OBJECTIVE: Locate the line that contains "Emit a Python" and the line that contains "medianas = [0.9, 0.7, 0.7, 0.9]". Copy both of them exactly, together with every line between them, and no others.
** begin INPUT FOR THIS TASK **
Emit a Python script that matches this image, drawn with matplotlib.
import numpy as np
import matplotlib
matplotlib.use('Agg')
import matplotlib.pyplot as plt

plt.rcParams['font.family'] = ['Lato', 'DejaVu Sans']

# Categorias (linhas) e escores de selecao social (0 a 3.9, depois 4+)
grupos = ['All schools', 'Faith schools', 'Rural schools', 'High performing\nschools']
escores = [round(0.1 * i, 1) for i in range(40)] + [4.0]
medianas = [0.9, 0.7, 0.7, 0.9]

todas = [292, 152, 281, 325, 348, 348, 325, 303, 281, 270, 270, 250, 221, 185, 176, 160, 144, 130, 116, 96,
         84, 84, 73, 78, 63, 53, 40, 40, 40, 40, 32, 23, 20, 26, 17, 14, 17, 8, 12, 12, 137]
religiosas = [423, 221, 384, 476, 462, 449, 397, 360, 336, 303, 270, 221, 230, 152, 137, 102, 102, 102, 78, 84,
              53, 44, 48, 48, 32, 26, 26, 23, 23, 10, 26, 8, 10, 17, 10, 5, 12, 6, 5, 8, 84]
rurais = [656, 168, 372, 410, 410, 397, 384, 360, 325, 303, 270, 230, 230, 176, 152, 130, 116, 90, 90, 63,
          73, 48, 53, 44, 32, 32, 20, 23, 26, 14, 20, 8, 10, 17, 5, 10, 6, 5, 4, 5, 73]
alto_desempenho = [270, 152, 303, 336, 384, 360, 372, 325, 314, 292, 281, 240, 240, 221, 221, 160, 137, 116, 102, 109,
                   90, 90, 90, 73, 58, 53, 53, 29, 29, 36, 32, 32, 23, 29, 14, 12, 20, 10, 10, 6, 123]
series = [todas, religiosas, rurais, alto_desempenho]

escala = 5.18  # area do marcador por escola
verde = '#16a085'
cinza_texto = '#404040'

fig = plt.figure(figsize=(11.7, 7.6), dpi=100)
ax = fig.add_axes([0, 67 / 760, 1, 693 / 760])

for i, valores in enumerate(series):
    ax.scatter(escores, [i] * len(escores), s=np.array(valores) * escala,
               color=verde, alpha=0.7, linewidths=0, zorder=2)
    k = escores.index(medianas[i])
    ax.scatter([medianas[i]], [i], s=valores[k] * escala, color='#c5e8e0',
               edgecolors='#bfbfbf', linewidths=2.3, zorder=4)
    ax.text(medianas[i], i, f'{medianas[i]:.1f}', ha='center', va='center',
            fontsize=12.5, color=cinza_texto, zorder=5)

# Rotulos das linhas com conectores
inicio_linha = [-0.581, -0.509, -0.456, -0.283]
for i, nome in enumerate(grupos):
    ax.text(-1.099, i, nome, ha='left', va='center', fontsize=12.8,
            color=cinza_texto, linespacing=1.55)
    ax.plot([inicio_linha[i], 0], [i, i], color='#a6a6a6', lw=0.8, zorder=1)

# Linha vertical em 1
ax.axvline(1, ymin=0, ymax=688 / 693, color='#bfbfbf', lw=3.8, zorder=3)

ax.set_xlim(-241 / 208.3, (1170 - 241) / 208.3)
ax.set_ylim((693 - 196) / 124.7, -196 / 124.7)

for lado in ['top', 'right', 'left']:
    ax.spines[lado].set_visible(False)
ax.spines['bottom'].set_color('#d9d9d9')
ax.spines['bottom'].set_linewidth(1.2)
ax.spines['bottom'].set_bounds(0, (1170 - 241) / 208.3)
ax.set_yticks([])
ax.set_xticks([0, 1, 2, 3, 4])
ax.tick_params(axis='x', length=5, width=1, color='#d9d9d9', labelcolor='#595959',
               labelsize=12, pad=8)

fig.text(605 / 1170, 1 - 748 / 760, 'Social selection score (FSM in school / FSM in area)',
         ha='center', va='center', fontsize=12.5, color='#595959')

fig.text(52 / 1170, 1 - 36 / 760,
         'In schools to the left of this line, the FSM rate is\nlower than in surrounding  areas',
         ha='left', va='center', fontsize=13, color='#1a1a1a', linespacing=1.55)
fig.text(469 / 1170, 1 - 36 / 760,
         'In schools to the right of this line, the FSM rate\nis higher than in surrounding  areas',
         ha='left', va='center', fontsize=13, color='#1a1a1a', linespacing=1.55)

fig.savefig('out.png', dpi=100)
** end INPUT FOR THIS TASK **
** begin INPUT FOR THIS TASK **
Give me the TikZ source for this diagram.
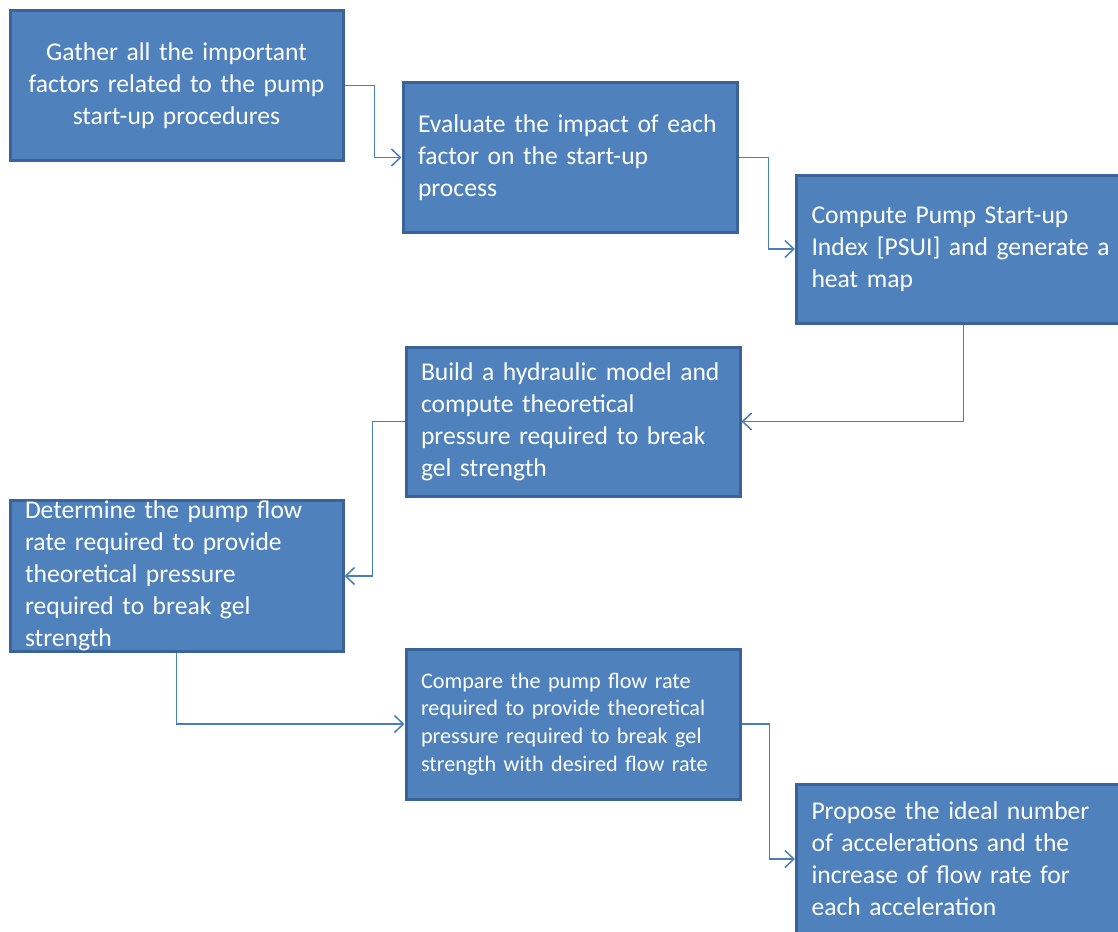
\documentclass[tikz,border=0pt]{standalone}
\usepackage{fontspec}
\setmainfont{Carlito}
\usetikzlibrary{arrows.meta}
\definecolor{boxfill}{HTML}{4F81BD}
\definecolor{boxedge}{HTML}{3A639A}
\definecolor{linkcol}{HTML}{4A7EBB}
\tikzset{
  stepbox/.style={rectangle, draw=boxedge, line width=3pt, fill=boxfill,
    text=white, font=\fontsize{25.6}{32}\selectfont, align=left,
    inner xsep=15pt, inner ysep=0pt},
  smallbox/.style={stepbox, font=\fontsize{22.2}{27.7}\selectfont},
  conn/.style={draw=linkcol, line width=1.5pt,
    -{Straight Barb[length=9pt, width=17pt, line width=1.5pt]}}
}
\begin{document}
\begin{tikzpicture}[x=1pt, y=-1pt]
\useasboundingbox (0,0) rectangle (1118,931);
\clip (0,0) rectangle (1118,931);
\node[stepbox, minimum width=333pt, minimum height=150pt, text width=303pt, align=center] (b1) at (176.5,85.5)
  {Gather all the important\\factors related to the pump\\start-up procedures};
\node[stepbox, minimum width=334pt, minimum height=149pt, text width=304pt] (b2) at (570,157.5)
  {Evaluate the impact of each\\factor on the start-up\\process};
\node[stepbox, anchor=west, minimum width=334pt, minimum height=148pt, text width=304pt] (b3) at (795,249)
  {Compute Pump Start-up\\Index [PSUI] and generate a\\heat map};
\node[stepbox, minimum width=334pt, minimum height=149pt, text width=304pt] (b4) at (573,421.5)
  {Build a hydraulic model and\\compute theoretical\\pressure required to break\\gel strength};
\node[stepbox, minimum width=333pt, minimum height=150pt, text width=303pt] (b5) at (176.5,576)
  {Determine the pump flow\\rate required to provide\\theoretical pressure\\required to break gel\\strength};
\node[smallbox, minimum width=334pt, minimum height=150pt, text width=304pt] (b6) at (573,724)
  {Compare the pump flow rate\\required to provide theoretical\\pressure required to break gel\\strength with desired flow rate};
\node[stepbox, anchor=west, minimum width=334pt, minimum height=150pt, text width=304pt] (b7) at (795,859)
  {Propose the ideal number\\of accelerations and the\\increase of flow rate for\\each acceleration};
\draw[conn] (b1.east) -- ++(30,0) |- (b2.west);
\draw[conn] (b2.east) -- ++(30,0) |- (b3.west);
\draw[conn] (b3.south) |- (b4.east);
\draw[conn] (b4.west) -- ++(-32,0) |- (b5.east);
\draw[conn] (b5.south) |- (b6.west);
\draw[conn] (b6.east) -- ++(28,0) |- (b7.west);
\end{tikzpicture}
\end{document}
** end INPUT FOR THIS TASK **
RESPONSE FOR THIS EXERCISE:
Emit a Python script that matches this image, drawn with matplotlib.
import numpy as np
import matplotlib
matplotlib.use('Agg')
import matplotlib.pyplot as plt

plt.rcParams['font.family'] = ['Lato', 'DejaVu Sans']

# Categorias (linhas) e escores de selecao social (0 a 3.9, depois 4+)
grupos = ['All schools', 'Faith schools', 'Rural schools', 'High performing\nschools']
escores = [round(0.1 * i, 1) for i in range(40)] + [4.0]
medianas = [0.9, 0.7, 0.7, 0.9]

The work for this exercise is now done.